Jigglypuff was a pretty poor character in Brawl, definitely bottom 20%, maybe lower. But Jigglypuff was still my best character since I am way better at aerial spacing than any other skill test in the game. The affinity gap for me was less than the character's gap in matchups.
For a lower gap in matchups, this effect scales exponentially.
This is why there were so few Meta Knight players in Brawl: less than 10%, rather than 100%.
Again, it all depends on your criteria:
- If all you care about is characters showing up and having their names on a list, counters will help.
- If you actually care about the fairness of the gameplay in each individual possible match, counters that determine or bias the winner from character select are very bad.

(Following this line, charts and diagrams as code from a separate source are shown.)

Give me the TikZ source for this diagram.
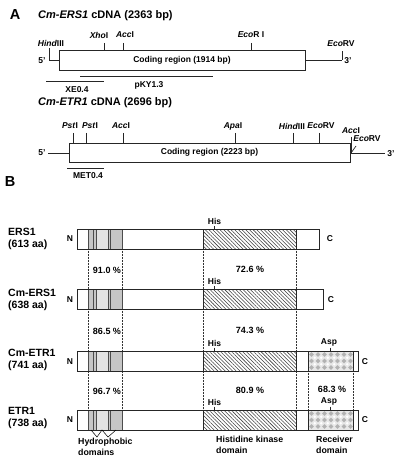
\documentclass[tikz,border=0pt]{standalone}
\usepackage{fontspec}
\setmainfont{Liberation Sans}
\usetikzlibrary{patterns.meta}
\newcommand\protbar[3]{%
  % #1 top y, #2 right end x, #3 name
  \node[draw=none, minimum width={#2pt-77pt}, minimum height=20pt, anchor=north west, inner sep=0pt] (#3) at (77,#1) {};
  \fill[white] (77,#1) rectangle (#2,#1+20);
  \fill[gray!45] (88,#1) rectangle (122,#1+20);
  \fill[gray!22] (96,#1) rectangle (108,#1+20);
  \foreach \xx in {88,93,96,108,110,122} \draw[line width=0.5pt, black!70] (\xx,#1) -- (\xx,#1+20);
  \fill[pattern={Lines[angle=-45,distance=2.6pt,line width=0.55pt]}, pattern color=black!75] (203,#1) rectangle (296,#1+20);
  \draw[ln] (203,#1) -- (203,#1+20) (296,#1) -- (296,#1+20);
  \draw[ln] (77,#1) rectangle (#2,#1+20);
}
\newcommand\recv[1]{%
  \fill[gray!18] (308,#1) rectangle (353,#1+20);
  \foreach \i in {0,...,6} \foreach \j in {0,1,2}
    \fill[gray!60] (311.5+\i*6.5,#1+3.5+\j*6.5) ++(0,-2.3) -- ++(2.3,2.3) -- ++(-2.3,2.3) -- ++(-2.3,-2.3) -- cycle;
  \foreach \i in {0,...,5} \foreach \j in {0,1}
    \fill[white] (314.75+\i*6.5,#1+6.75+\j*6.5) circle (1.3);
  \draw[ln] (308,#1) -- (308,#1+20) (353,#1) -- (353,#1+20);
}
\begin{document}
\begin{tikzpicture}[x=1pt,y=-1pt,
  every node/.style={font=\bfseries\fontsize{8.5}{10}\selectfont, inner sep=0pt},
  ln/.style={line width=0.7pt, draw=black!85},
  bx/.style={line width=0.7pt, draw=black!85, fill=white},
  dot/.style={densely dotted, line width=0.5pt, draw=black!80},
  ttl/.style={font=\bfseries\fontsize{11}{13}\selectfont, anchor=west},
  lbl/.style={font=\bfseries\fontsize{10.5}{12}\selectfont, anchor=west, align=left},
  pct/.style={font=\bfseries\fontsize{9}{10}\selectfont},
  big/.style={font=\bfseries\fontsize{14.5}{16}\selectfont},
]
\useasboundingbox (0,0) rectangle (400,462);

% ---------------- Part A ----------------
\node[big] (lA) at (15,15) {A};
\node[ttl] (t1) at (38,16) {\textit{Cm-ERS1} cDNA (2363 bp)};

\node[bx, minimum width=246pt, minimum height=20pt] (cds1) at (182,60) {Coding region (1914 bp)};
\node (p5a) at (42,61) {5'};
\node (p3a) at (348,61) {3'};
\coordinate (l1a) at (49,60);
\coordinate (l1b) at (342,60);
\draw[ln] (l1a) -- (cds1.west |- l1a);
\draw[ln] (cds1.east |- l1b) -- (l1b);
% sites
\coordinate (hA) at (49,48);  \draw[ln] (l1a) -- (hA);
\node (hAl) at (51,43) {\textit{Hind}III};
\coordinate (xA) at (104,43); \draw[ln] (xA) -- (104,50);
\node (xAl) at (99,35) {\textit{Xho}I};
\coordinate (aA) at (123,43); \draw[ln] (aA) -- (123,50);
\node (aAl) at (125,35) {\textit{Acc}I};
\coordinate (eA) at (251,43); \draw[ln] (eA) -- (251,50);
\node (eAl) at (251,35) {\textit{Eco}R I};
\coordinate (rA) at (342,51); \draw[ln] (l1b) -- (rA);
\node (rAl) at (341,44) {\textit{Eco}RV};
% probes
\coordinate (xe1) at (46,81); \coordinate (xe2) at (104,81);
\draw[ln] (xe1) -- (xe2);
\node (xel) at (77,90) {XE0.4};
\coordinate (pk1) at (80,76); \coordinate (pk2) at (213,76);
\draw[ln] (pk1) -- (pk2);
\node (pkl) at (149,85) {pKY1.3};

\node[ttl] (t2) at (38,103) {\textit{Cm-ETR1} cDNA (2696 bp)};
\node[bx, minimum width=281pt, minimum height=19pt] (cds2) at (209.5,152.5) {Coding region (2223 bp)};
\node (p5b) at (42,153) {5'};
\node (p3b) at (391,154) {3'};
\coordinate (l2a) at (48,153);
\coordinate (l2b) at (385,153);
\coordinate (l2c) at (351,153);
\draw[ln] (l2a) -- (cds2.west |- l2a);
\draw[ln] (l2c) -- (l2b);
\foreach \xx/\nm in {73/ps1, 86/ps2, 123/ac2, 235/ap2, 293/hi2, 319/ev2}
  \draw[ln] (\xx,133) coordinate (\nm) -- (\xx,143);
\node (ps1l) at (70,126) {\textit{Pst}I};
\node (ps2l) at (90,126) {\textit{Pst}I};
\node (ac2l) at (121,126) {\textit{Acc}I};
\node (ap2l) at (233,126) {\textit{Apa}I};
\node (hi2l) at (292,126) {\textit{Hind}III};
\node (ev2l) at (321,126) {\textit{Eco}RV};
\coordinate (ac3) at (351,137);
\draw[line width=1pt, black!85] (ac3) -- (l2c);
\node (ac3l) at (351,131) {\textit{Acc}I};
\coordinate (ev3) at (356,146);
\draw[ln] (l2c) -- (ev3);
\node (ev3l) at (367,139) {\textit{Eco}RV};
\coordinate (me1) at (67,168); \coordinate (me2) at (104,168);
\draw[ln] (me1) -- (me2);
\node (mel) at (88,176) {MET0.4};

% ---------------- Part B ----------------
\node[big] (lB) at (10,182) {B};

% dotted guide lines
\draw[dot] (88,249) -- (88,410);
\draw[dot] (122,249) -- (122,410);
\draw[dot] (203,249) -- (203,410);
\draw[dot] (296,249) -- (296,410);
\draw[dot] (308,371) -- (308,410);
\draw[dot] (353,371) -- (353,410);

\protbar{229}{319}{b1}
\protbar{289}{323}{b2}
\protbar{351}{358}{b3}
\recv{351}
\draw[ln] (77,351) rectangle (358,371);
\protbar{410}{358}{b4}
\recv{410}
\draw[ln] (77,410) rectangle (358,430);

% left labels
\node[lbl] (n1) at (8,239) {ERS1\\(613 aa)};
\node[lbl] (n2) at (8,299.5) {Cm-ERS1\\(638 aa)};
\node[lbl] (n3) at (8,360) {Cm-ETR1\\(741 aa)};
\node[lbl] (n4) at (8,418) {ETR1\\(738 aa)};
\foreach \yy/\nm in {239/N1, 300/N2, 362/N3, 420/N4} \node (\nm) at (70,\yy) {N};
\node (C1) at (330,239) {C};
\node (C2) at (331,300) {C};
\node (C3) at (365,362) {C};
\node (C4) at (365,420) {C};

% His and Asp marks
\foreach \yy/\nm in {229/h1, 289/h2, 351/h3, 410/h4}{
  \draw[ln] (214,\yy-3.5) coordinate (\nm) -- (214,\yy);
  \node at (214.5,\yy-8) {His};
}
\foreach \yy/\nm in {351/a3, 410/a4}{
  \draw[ln] (330,\yy-3.5) coordinate (\nm) -- (330,\yy);
  \node at (329,\yy-8.5) {Asp};
}

% percentages
\node[pct] (q1) at (107,270) {91.0 \%};
\node[pct] (q2) at (250,269) {72.6 \%};
\node[pct] (q3) at (107,331) {86.5 \%};
\node[pct] (q4) at (250,330) {74.3 \%};
\node[pct] (q5) at (107,391) {96.7 \%};
\node[pct] (q6) at (250,390) {80.9 \%};
\node[pct] (q7) at (332,389) {68.3 \%};

% domain labels
\node[anchor=west, align=left, font=\bfseries\fontsize{8.8}{10.5}\selectfont] (hyd) at (78,447) {Hydrophobic\\domains};
\node[anchor=west, align=left, font=\bfseries\fontsize{8.8}{10.5}\selectfont] (hkd) at (216,445) {Histidine kinase\\domain};
\node[anchor=west, align=left, font=\bfseries\fontsize{8.8}{10.5}\selectfont] (rcd) at (316,445) {Receiver\\domain};
\coordinate (hy1) at (91,430); \coordinate (hy2) at (102,430); \coordinate (hy3) at (116,430);
\coordinate (hyA) at (97,437); \coordinate (hyB) at (108,437);
\draw[line width=0.5pt] (hy1) -- (hyA) -- (hy2) -- (hyB) -- (hy3);
\end{tikzpicture}
\end{document}
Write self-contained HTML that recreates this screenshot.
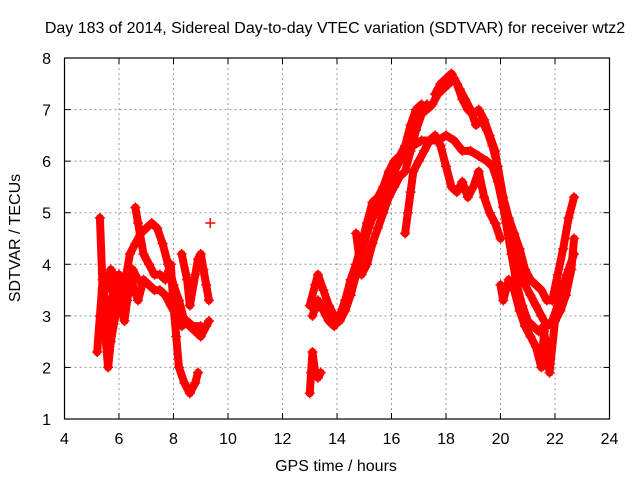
<!DOCTYPE html>
<html><head><meta charset="utf-8"><style>
html,body{margin:0;padding:0;background:#fff;}
svg text{font-family:"Liberation Sans",sans-serif;font-size:16px;fill:#000;}
</style></head><body>
<svg id="chart" width="640" height="480" viewBox="0 0 640 480">
<rect width="640" height="480" fill="#fff"/>
<text x="335" y="33" text-anchor="middle">Day 183 of 2014, Sidereal Day-to-day VTEC variation (SDTVAR) for receiver wtz2</text>
<text x="336" y="471" text-anchor="middle">GPS time / hours</text>
<text transform="translate(20,238) rotate(-90)" text-anchor="middle">SDTVAR / TECUs</text>
<g id="grid"></g>
<g id="ticks"></g>
<g id="series"></g>
<rect x="64.5" y="58" width="545" height="361" fill="none" stroke="#000" stroke-width="1.2"/>
</svg>
<script>
const xTicks=[4,6,8,10,12,14,16,18,20,22,24];
const yTicks=[1,2,3,4,5,6,7,8];
const trackA1=[[5.2,2.3],[5.3,3.0],[5.4,3.7],[5.5,3.2],[5.6,2.5],[5.7,3.0],[5.8,3.6],[6.0,3.8],[6.2,3.6],[6.4,4.2],[6.6,4.4],[6.8,4.6],[7.0,4.7],[7.2,4.8],[7.4,4.7],[7.6,4.4],[7.8,4.0],[8.0,3.6],[8.2,3.3],[8.4,2.9],[8.6,2.8],[8.8,2.7],[9.0,2.6],[9.2,2.8],[9.3,2.9]];
const trackA2=[[5.3,4.9],[5.4,3.5],[5.5,2.6],[5.6,2.0],[5.7,2.5],[5.9,3.1],[6.1,3.5],[6.3,3.8],[6.5,3.6],[6.7,3.3],[6.9,3.7],[7.1,3.6],[7.3,3.5],[7.5,3.5],[7.7,3.4],[7.9,3.2],[8.1,3.0],[8.3,2.8],[8.5,2.9],[8.7,2.8],[9.0,2.8]];
const trackA3=[[6.6,5.1],[6.7,4.8],[6.9,4.2],[7.1,4.0],[7.3,3.8],[7.5,3.8],[7.7,3.7],[7.9,4.0],[8.0,3.2],[8.1,2.6],[8.2,2.0],[8.4,1.7],[8.6,1.5],[8.8,1.7],[8.9,1.9]];
const trackA4=[[5.5,3.5],[5.7,3.9],[5.9,3.7],[6.1,3.1],[6.2,2.9],[6.3,3.3],[6.5,3.9],[6.7,3.7]];
const trackA5=[[8.3,4.2],[8.5,3.7],[8.6,3.2],[8.8,3.8],[8.9,4.1],[9.0,4.2],[9.1,3.9],[9.2,3.6],[9.3,3.3]];
const trackLone=[[9.35,4.8]];
const trackB1=[[13.0,1.5],[13.05,1.9],[13.1,2.3],[13.2,1.9],[13.3,1.8],[13.4,1.9]];
const trackB2=[[13.0,3.2],[13.2,3.6],[13.3,3.8],[13.5,3.5],[13.7,3.2],[13.9,3.0],[14.1,2.9],[14.3,3.1],[14.5,3.4],[14.7,3.8],[14.9,4.2],[15.1,4.6],[15.3,4.9],[15.5,5.1],[15.7,5.4],[15.9,5.6],[16.1,5.8],[16.3,6.0],[16.5,6.2],[16.8,6.3],[17.1,6.4],[17.4,6.4],[17.7,6.4],[18.0,6.5],[18.3,6.4],[18.6,6.2],[18.9,6.2],[19.2,6.1],[19.5,6.0],[19.7,5.9],[19.9,5.6],[20.1,5.1],[20.3,4.6],[20.5,4.2],[20.7,3.9],[20.9,3.6],[21.1,3.4],[21.3,3.2],[21.5,3.0],[21.7,2.8],[21.9,2.9],[22.1,3.2],[22.3,3.6],[22.5,3.9],[22.7,4.2]];
const trackB3=[[13.1,3.0],[13.3,3.3],[13.5,3.1],[13.7,2.9],[13.9,2.8],[14.1,3.0],[14.3,3.3],[14.5,3.7],[14.7,4.0],[14.9,4.4],[15.1,4.8],[15.3,5.2],[15.5,5.3],[15.7,5.5],[15.9,5.8],[16.1,6.0],[16.3,6.1],[16.5,6.3],[16.7,6.7],[16.9,7.0],[17.1,7.1],[17.3,7.0],[17.5,7.1],[17.7,7.3],[17.9,7.4],[18.1,7.5],[18.3,7.6],[18.5,7.4],[18.7,7.2],[18.9,7.0],[19.1,6.7],[19.3,6.8],[19.5,6.6],[19.7,6.3],[19.9,5.9],[20.1,5.3],[20.3,4.9],[20.5,4.6],[20.7,4.3],[20.9,3.9],[21.1,3.7],[21.3,3.6],[21.5,3.5],[21.7,3.3],[21.9,3.3],[22.1,3.8],[22.3,4.3],[22.5,4.9],[22.7,5.3]];
const trackB4=[[17.6,7.3],[17.8,7.5],[18.0,7.6],[18.2,7.7],[18.4,7.5],[18.6,7.2],[18.8,7.0],[19.0,6.9],[19.2,7.0],[19.4,6.8],[19.6,6.5],[19.8,6.2],[20.0,5.5],[20.2,4.8],[20.4,4.2],[20.6,3.6],[20.8,3.2],[21.0,2.9],[21.2,2.8],[21.4,2.7],[21.6,2.8]];
const trackB5=[[16.5,4.6],[16.6,5.0],[16.7,5.4],[16.8,5.8],[17.0,6.0],[17.2,6.2],[17.4,6.4],[17.6,6.5],[17.8,6.3],[18.0,5.9],[18.2,5.5],[18.4,5.4],[18.6,5.6],[18.8,5.3],[19.0,5.5],[19.2,5.8],[19.4,5.3],[19.6,5.0],[19.8,4.8],[20.0,4.5]];
const trackB6=[[14.7,4.6],[14.9,3.8],[15.1,4.0],[15.3,4.4],[15.5,4.7],[15.7,5.0],[15.9,5.3],[16.1,5.5],[16.3,5.7],[16.5,5.8],[16.7,6.2],[16.9,6.6],[17.1,6.9],[17.3,7.1]];
const trackB7=[[20.0,3.6],[20.1,3.3],[20.3,3.7],[20.5,3.5],[20.7,3.1],[20.9,2.8],[21.1,2.6],[21.3,2.4],[21.5,2.0],[21.6,2.7],[21.8,1.9],[22.0,2.9],[22.2,3.1],[22.4,3.4],[22.6,3.9],[22.7,4.5]];
const tracks=[trackA1,trackA2,trackA3,trackA4,trackA5,trackLone,trackB1,trackB2,trackB3,trackB4,trackB5,trackB6,trackB7];

const X0=64.5,X1=609.5,Y0=419,Y1=58;
function xs(v){return X0+(v-4)/20*(X1-X0);}
function ys(v){return Y0-(v-1)/7*(Y0-Y1);}
const NS='http://www.w3.org/2000/svg';
function mk(tag,attrs,parent){const e=document.createElementNS(NS,tag);for(const k in attrs)e.setAttribute(k,attrs[k]);parent.appendChild(e);return e;}
const grid=document.getElementById('grid'),ticks=document.getElementById('ticks'),series=document.getElementById('series');
xTicks.forEach(t=>{const x=xs(t);
 if(t>4&&t<24){const g=mk('line',{x1:x,x2:x,y1:Y1,y2:Y0,stroke:'#999','stroke-dasharray':'2,3','stroke-width':1},grid);
 
 }
 const l=mk('line',{x1:x,x2:x,y1:Y0,y2:Y0-6,stroke:'#000'},ticks);
 
 
 const l2=mk('line',{x1:x,x2:x,y1:Y1,y2:Y1+6,stroke:'#000'},ticks);
 
 
 const tx=mk('text',{x:x,y:444,'text-anchor':'middle'},ticks);tx.textContent=t;
 
 
});
yTicks.forEach(t=>{const y=ys(t);
 if(t>1&&t<8){const g=mk('line',{x1:X0,x2:X1,y1:y,y2:y,stroke:'#999','stroke-dasharray':'2,3','stroke-width':1},grid);
 
 }
 const l=mk('line',{x1:X0,x2:X0+6,y1:y,y2:y,stroke:'#000'},ticks);
 
 
 const l2=mk('line',{x1:X1,x2:X1-6,y1:y,y2:y,stroke:'#000'},ticks);
 
 
 const tx=mk('text',{x:51,y:y+6,'text-anchor':'end'},ticks);tx.textContent=t;
 
 
});
tracks.forEach(tr=>{
 if(tr.length>1){const p=mk('polyline',{points:tr.map(d=>xs(d[0])+','+ys(d[1])).join(' '),fill:'none',stroke:'#f00','stroke-width':8,'stroke-linejoin':'round','stroke-linecap':'round'},series);
 
 }
 tr.forEach(d=>{const x=xs(d[0]),y=ys(d[1]);
  const m=mk('path',{d:`M${x-5},${y}H${x+5}M${x},${y-5}V${y+5}`,stroke:'#f00','stroke-width':1.5},series);
  
  
 });
});
</script>
</body></html>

For example, Pikachu was not a very common character in Brawl. (Pretty solid, but oddly rare.) The fact that he had an infinite on Fox, a modestly strong character, increased the amount of Pikachu play non-trivially.
This was "good" for on-paper diversity (number of characters used in a tourney), but awful for the actual gameplay.
An infinite causing a 90/10 matchup is an extreme case, but it is just as flawed (just lesser magnitude) to have even a 60/40 counter.